STATED PROBLEM: Starting with the first line below, extract each line through the one that contains "14.69, 14.42, 14.00, 13.83, 13.80, 13.85]", inclusive, excluding pictures.

DATASET EXCERPT:

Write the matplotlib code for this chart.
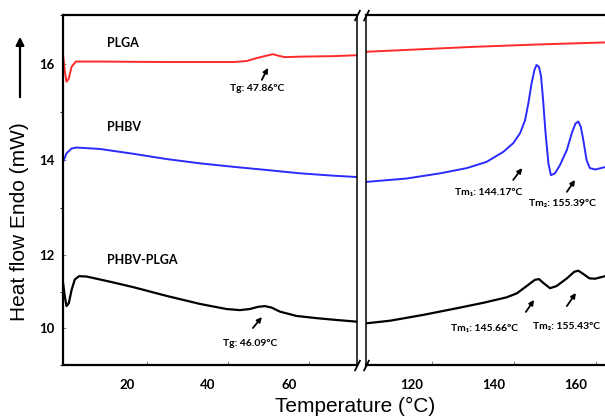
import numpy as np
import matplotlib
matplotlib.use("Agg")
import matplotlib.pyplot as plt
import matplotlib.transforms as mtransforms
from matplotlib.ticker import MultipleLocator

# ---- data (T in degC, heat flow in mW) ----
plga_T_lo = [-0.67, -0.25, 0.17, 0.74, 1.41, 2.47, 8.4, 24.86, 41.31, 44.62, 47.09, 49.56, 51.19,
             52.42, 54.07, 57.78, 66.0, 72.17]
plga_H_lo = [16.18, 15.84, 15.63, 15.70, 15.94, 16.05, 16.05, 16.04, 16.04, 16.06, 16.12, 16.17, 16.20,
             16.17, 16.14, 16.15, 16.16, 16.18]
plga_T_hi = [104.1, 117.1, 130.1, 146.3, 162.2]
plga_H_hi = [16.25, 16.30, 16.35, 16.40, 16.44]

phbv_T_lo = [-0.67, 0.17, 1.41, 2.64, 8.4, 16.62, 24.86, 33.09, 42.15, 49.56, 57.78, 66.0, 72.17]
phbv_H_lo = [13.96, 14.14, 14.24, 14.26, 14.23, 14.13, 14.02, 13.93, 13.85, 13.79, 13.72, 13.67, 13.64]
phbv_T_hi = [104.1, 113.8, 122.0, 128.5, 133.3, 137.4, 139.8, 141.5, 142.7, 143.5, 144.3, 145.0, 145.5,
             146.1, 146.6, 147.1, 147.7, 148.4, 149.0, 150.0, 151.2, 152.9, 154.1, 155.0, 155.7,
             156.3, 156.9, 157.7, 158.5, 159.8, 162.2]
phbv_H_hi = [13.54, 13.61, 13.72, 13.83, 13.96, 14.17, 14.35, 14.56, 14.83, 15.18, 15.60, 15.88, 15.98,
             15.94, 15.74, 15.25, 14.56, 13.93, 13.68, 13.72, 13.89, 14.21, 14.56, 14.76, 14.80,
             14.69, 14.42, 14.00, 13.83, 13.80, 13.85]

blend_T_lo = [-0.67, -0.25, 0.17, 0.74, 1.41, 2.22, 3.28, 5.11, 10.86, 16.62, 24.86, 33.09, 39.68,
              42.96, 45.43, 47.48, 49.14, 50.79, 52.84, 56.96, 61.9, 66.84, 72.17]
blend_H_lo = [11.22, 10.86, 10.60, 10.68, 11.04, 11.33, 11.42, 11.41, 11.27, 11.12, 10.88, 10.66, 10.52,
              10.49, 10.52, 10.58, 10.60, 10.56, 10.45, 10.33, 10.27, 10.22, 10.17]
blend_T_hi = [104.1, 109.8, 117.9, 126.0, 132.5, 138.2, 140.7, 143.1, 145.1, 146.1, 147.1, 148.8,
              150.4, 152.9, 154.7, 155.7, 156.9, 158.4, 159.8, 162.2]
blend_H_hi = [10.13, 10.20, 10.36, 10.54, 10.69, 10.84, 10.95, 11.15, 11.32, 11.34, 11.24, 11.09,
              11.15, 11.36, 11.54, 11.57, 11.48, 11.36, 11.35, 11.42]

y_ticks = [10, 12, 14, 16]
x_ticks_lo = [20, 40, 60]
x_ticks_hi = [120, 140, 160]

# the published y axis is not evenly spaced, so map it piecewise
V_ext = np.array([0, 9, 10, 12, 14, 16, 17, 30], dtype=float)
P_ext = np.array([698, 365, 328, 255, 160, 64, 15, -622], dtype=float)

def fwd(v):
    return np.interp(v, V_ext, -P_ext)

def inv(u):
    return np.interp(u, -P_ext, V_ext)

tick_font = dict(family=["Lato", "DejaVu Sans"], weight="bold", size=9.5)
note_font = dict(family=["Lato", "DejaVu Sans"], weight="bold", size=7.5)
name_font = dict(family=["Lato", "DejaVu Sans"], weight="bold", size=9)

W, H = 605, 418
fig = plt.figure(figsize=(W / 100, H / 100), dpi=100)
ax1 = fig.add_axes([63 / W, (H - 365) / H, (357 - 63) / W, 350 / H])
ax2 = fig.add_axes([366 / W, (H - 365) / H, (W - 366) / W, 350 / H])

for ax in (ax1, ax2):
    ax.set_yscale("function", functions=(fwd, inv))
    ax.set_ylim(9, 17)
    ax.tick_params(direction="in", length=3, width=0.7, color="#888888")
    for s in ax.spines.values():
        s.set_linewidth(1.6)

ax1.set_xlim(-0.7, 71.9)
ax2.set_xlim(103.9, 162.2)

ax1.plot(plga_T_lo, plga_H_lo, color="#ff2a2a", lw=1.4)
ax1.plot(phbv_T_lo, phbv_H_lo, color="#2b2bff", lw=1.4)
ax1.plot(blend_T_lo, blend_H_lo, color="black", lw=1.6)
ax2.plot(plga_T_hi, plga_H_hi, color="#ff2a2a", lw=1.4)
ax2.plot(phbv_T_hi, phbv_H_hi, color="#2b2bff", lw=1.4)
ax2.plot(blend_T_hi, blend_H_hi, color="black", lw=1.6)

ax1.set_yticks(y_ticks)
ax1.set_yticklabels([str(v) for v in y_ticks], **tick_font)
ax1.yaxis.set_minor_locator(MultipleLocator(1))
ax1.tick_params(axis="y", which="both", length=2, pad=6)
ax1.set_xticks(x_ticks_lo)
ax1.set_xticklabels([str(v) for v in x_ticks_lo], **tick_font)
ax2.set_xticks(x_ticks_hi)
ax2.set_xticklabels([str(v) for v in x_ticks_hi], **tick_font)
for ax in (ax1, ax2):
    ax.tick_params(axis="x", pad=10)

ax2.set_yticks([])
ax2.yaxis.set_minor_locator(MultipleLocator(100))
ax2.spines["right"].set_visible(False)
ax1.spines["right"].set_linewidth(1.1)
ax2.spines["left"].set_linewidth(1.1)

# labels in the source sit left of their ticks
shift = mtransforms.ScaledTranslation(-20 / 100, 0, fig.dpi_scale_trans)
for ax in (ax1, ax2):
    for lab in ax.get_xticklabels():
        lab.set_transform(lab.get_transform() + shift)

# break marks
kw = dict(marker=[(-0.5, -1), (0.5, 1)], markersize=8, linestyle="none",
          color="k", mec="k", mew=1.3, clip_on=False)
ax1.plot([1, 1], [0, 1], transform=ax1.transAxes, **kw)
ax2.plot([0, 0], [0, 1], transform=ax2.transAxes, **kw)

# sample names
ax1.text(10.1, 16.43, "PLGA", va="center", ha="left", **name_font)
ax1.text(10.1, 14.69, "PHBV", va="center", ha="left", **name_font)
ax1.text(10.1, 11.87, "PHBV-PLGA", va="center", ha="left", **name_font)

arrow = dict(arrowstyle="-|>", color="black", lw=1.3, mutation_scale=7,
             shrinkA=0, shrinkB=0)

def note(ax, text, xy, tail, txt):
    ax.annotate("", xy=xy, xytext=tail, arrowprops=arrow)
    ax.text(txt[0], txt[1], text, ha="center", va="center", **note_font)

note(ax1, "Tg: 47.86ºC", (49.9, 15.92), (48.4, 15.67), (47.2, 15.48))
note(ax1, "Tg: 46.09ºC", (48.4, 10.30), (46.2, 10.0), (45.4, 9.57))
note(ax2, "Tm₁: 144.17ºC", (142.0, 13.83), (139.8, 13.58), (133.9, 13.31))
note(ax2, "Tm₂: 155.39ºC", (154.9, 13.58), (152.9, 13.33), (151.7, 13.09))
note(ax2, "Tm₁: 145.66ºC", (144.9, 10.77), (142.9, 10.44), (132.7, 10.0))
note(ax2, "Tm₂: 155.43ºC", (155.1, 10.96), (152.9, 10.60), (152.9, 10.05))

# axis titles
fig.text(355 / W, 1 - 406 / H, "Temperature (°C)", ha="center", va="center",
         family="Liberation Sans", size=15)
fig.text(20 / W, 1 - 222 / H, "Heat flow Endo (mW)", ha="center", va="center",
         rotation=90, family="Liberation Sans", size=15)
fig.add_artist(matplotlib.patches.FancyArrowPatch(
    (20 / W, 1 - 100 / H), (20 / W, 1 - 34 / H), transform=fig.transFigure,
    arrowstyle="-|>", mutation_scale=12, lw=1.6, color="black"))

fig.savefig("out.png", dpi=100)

RESULT FOR THIS TASK:
Write the matplotlib code for this chart.
import numpy as np
import matplotlib
matplotlib.use("Agg")
import matplotlib.pyplot as plt
import matplotlib.transforms as mtransforms
from matplotlib.ticker import MultipleLocator

# ---- data (T in degC, heat flow in mW) ----
plga_T_lo = [-0.67, -0.25, 0.17, 0.74, 1.41, 2.47, 8.4, 24.86, 41.31, 44.62, 47.09, 49.56, 51.19,
             52.42, 54.07, 57.78, 66.0, 72.17]
plga_H_lo = [16.18, 15.84, 15.63, 15.70, 15.94, 16.05, 16.05, 16.04, 16.04, 16.06, 16.12, 16.17, 16.20,
             16.17, 16.14, 16.15, 16.16, 16.18]
plga_T_hi = [104.1, 117.1, 130.1, 146.3, 162.2]
plga_H_hi = [16.25, 16.30, 16.35, 16.40, 16.44]

phbv_T_lo = [-0.67, 0.17, 1.41, 2.64, 8.4, 16.62, 24.86, 33.09, 42.15, 49.56, 57.78, 66.0, 72.17]
phbv_H_lo = [13.96, 14.14, 14.24, 14.26, 14.23, 14.13, 14.02, 13.93, 13.85, 13.79, 13.72, 13.67, 13.64]
phbv_T_hi = [104.1, 113.8, 122.0, 128.5, 133.3, 137.4, 139.8, 141.5, 142.7, 143.5, 144.3, 145.0, 145.5,
             146.1, 146.6, 147.1, 147.7, 148.4, 149.0, 150.0, 151.2, 152.9, 154.1, 155.0, 155.7,
             156.3, 156.9, 157.7, 158.5, 159.8, 162.2]
phbv_H_hi = [13.54, 13.61, 13.72, 13.83, 13.96, 14.17, 14.35, 14.56, 14.83, 15.18, 15.60, 15.88, 15.98,
             15.94, 15.74, 15.25, 14.56, 13.93, 13.68, 13.72, 13.89, 14.21, 14.56, 14.76, 14.80,
             14.69, 14.42, 14.00, 13.83, 13.80, 13.85]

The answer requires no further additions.